For applications where continuous lighting is needed, many photographers have used what are commonly referred to as “Hot Lights”. Hot Light is slang for continuous lighting due to the amount of heat generated when used. These traditional lights are being replaced by lighting technology which is more energy efficient and does not get nearly as hot.
Legacy Hot Lights
Traditional (legacy) lights use incandescent (tungsten), quartz or halogen bulbs. Besides the high electrical consumption and heat generated, another challenge of these lights was the color temperature variations. It was not uncommon for color gels (plastic filters) to be used to modify the color temperature.

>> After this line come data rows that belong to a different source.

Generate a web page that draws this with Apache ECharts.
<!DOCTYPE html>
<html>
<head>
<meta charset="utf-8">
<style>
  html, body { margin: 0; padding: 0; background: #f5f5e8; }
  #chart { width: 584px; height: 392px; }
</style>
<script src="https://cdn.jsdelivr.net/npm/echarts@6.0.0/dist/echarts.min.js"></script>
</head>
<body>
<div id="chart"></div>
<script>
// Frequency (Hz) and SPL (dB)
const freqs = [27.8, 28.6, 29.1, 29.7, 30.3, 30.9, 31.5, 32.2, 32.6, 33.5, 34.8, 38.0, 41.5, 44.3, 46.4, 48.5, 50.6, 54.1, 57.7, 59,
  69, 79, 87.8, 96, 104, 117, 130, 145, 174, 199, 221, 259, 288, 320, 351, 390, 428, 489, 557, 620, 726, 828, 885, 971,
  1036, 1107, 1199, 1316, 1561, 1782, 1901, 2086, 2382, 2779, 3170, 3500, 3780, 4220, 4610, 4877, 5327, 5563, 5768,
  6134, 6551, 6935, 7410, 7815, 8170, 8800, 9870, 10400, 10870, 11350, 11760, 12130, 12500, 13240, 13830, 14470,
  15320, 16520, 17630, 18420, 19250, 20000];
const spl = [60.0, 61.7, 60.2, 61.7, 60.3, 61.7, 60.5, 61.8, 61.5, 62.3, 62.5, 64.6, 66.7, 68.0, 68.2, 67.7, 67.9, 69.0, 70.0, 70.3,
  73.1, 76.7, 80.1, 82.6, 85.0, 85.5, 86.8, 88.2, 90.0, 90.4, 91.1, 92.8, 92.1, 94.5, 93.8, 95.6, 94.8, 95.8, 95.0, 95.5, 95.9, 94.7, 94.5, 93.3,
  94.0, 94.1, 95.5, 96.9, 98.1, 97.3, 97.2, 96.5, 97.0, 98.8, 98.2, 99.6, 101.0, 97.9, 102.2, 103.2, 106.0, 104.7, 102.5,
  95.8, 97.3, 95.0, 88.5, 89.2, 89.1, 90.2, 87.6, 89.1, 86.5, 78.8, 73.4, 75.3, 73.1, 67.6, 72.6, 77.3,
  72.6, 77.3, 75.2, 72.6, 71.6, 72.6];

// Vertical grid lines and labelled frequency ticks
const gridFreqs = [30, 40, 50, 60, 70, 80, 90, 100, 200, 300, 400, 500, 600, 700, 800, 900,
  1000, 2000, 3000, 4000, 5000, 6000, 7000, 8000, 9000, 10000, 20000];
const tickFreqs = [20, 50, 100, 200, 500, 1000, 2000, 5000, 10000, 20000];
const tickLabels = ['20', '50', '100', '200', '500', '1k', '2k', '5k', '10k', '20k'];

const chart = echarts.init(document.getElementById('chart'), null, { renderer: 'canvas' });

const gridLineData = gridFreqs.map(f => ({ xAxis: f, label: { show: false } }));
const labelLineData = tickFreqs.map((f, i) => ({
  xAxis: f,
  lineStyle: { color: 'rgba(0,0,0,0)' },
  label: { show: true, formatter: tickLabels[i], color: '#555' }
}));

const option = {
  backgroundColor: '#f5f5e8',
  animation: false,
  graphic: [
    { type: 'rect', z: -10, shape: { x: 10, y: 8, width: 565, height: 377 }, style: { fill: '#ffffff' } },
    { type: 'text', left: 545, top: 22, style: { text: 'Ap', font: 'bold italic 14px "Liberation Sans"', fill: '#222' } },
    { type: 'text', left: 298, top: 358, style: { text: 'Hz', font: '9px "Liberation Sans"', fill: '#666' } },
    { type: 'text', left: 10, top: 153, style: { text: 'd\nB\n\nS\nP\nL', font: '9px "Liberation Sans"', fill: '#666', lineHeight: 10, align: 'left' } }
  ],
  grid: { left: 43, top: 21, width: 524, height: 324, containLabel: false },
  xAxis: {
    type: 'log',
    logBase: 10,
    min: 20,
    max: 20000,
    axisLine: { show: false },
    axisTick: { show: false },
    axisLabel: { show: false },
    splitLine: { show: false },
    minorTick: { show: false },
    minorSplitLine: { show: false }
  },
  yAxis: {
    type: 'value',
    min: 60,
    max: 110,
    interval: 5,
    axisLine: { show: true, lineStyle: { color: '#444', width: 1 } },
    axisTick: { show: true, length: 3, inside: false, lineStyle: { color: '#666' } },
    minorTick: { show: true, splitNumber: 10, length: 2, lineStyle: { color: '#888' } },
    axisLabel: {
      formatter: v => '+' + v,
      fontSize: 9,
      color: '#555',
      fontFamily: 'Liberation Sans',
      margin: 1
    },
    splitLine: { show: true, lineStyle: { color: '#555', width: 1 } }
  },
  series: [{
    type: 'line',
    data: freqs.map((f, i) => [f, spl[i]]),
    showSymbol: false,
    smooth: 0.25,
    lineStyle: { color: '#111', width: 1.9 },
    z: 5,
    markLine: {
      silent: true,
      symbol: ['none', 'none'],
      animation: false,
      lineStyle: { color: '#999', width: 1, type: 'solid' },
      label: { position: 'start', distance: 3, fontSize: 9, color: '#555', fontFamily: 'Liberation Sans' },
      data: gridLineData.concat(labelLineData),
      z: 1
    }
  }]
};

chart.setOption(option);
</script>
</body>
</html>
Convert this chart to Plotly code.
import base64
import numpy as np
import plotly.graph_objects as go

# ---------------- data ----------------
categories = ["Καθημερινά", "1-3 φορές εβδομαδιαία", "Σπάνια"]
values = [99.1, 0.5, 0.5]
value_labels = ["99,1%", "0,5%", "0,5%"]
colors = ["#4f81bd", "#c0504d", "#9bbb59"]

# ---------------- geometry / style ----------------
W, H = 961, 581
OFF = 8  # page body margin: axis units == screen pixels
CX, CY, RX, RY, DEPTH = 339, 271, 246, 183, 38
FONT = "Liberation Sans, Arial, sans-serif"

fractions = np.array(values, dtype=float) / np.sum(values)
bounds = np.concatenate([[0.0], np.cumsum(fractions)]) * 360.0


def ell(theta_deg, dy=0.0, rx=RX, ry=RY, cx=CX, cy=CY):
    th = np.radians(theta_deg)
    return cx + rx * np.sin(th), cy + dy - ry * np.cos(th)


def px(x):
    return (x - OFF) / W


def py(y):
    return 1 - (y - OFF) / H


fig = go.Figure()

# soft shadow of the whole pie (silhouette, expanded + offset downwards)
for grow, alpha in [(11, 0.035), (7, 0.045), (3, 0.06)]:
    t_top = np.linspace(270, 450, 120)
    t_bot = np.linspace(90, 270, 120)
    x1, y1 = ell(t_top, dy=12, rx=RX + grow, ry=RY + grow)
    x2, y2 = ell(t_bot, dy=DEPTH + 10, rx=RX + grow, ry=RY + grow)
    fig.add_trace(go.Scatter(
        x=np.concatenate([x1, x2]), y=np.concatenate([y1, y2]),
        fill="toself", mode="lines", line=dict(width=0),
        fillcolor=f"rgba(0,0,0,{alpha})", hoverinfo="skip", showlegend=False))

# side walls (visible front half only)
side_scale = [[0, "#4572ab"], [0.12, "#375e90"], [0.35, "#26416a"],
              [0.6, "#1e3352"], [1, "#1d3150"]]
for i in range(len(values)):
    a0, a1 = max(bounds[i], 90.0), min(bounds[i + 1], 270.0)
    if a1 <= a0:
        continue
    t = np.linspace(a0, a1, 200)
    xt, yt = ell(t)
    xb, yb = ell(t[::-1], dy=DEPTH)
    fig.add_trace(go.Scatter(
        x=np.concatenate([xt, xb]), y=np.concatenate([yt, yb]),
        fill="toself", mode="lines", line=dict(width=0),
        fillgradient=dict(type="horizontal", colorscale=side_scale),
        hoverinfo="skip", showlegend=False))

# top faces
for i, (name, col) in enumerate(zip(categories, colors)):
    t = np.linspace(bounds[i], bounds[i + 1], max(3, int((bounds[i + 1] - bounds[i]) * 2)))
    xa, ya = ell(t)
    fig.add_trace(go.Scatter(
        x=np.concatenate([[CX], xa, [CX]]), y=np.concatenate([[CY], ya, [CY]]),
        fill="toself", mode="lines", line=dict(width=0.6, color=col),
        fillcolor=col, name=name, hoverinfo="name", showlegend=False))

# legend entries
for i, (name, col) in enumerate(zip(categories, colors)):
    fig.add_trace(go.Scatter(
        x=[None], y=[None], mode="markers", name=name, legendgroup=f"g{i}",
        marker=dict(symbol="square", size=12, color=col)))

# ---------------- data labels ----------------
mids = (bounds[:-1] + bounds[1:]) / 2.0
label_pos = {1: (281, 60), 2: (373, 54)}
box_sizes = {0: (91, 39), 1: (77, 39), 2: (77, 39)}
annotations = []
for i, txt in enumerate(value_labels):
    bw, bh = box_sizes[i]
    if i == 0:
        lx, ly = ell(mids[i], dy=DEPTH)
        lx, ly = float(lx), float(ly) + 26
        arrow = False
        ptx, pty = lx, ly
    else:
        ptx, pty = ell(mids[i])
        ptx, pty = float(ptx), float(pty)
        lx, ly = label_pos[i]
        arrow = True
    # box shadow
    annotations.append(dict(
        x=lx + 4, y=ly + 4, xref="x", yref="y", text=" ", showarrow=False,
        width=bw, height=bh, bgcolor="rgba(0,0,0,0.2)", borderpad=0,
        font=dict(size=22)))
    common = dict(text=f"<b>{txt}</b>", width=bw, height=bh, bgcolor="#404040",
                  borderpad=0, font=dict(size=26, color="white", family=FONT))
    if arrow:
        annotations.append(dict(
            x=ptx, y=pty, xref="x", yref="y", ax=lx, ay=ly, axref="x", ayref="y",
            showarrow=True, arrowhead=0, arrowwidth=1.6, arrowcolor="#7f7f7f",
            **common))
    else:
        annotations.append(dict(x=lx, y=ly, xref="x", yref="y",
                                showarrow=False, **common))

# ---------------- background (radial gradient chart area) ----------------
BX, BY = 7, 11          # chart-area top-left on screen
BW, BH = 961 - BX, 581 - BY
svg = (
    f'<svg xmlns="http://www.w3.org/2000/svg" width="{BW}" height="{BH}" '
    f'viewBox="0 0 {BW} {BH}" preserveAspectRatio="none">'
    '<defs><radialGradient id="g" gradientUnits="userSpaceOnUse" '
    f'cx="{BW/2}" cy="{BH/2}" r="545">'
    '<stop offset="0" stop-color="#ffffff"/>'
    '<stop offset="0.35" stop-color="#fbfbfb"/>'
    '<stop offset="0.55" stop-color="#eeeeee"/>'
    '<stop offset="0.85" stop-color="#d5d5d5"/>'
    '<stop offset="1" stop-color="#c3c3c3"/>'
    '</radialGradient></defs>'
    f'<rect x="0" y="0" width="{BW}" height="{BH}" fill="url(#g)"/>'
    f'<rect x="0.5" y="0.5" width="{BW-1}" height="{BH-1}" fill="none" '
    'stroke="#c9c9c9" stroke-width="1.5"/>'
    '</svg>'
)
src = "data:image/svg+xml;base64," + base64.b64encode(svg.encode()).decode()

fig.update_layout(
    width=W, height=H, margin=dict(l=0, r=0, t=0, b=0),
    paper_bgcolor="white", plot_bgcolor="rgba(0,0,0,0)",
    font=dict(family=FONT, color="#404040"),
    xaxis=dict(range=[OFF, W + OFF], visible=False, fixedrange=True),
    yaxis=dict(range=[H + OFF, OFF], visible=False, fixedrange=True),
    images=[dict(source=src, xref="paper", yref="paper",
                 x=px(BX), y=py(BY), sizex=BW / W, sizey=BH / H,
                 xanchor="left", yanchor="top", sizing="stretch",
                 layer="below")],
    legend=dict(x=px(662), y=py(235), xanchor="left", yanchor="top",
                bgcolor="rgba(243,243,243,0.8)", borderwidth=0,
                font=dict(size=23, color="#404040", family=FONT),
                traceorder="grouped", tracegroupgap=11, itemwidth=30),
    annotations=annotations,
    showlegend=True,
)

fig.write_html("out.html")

Besides being relatively inexpensive for bulbs and fixtures, the legacy hot lights had reasonably consistent color temperature throughout most of the bulbs life. The lights were are dimmable, allowing the photographer to control how much light was produced.
These legacy hot lights consume a lot of electricity and require large batteries or a generator to use when photographing on location.
Modern Hot Lights
Compact Fluorescent fixtures started being used in place of legacy lights to reduce the amount of heat generated and energy use of hot lights, but color temperature control was still an issue – that varied with the age of the bulb and how long it has been energized.
Many fluorescent bulbs take a few minutes to warm up and reach full brightness. they are usually not dimmable and those that are dimmable tend to flicker at lower brightness and have a different color temperature.
Although fluorescent hot lights consume about 50-65% less energy than the legacy hot lights, they still require large batteries or a generator to be used shooting on location.
Solid-state LED (Light Emitting Diode) technology was introduced more than a half-century ago, but never took its place in mainstream lighting until recently when better development allowed LEDs to be brighter and more reliable.
LED-based hot lights generate a cleaner, white light and are usually dimmable without flicker or color variation. Some units are dual-colored to allow introduction of warm or cool colored light.
LED fixtures consume 70-85% less energy than equivalent tungsten, halogen or quartz based hot lights, making them ideal for location shooting where continuous light is needed. A number of reliable battery-powered units are available on the market giving lighting capacity measured in hours.
A major flaw in LED technology is that it is more of a directional light, depending on the way it is molded. Typically when looking directly straight into an LED it is the brightest, but when shifting the point of view by just 10-degrees the light is not as intense.
When looking for a bright and clean, white continuous light that uses very little energy, runs touchable warm and has a long life – LED-based hot lights are a solid investment; no pun intended. It comes at a cost though; up to five times the cost of tungsten and twice as much as fluorescent.
Pay now or pay later … if the up front cost is a factor, then using inexpensive traditional hot lights will be sufficient, but be prepared for higher energy use and frequent bulb replacement. The latter point being a particular issue as replacement bulbs become scarce. Government restrictions worldwide are causing the phase-out of incandescent and similar light bulbs.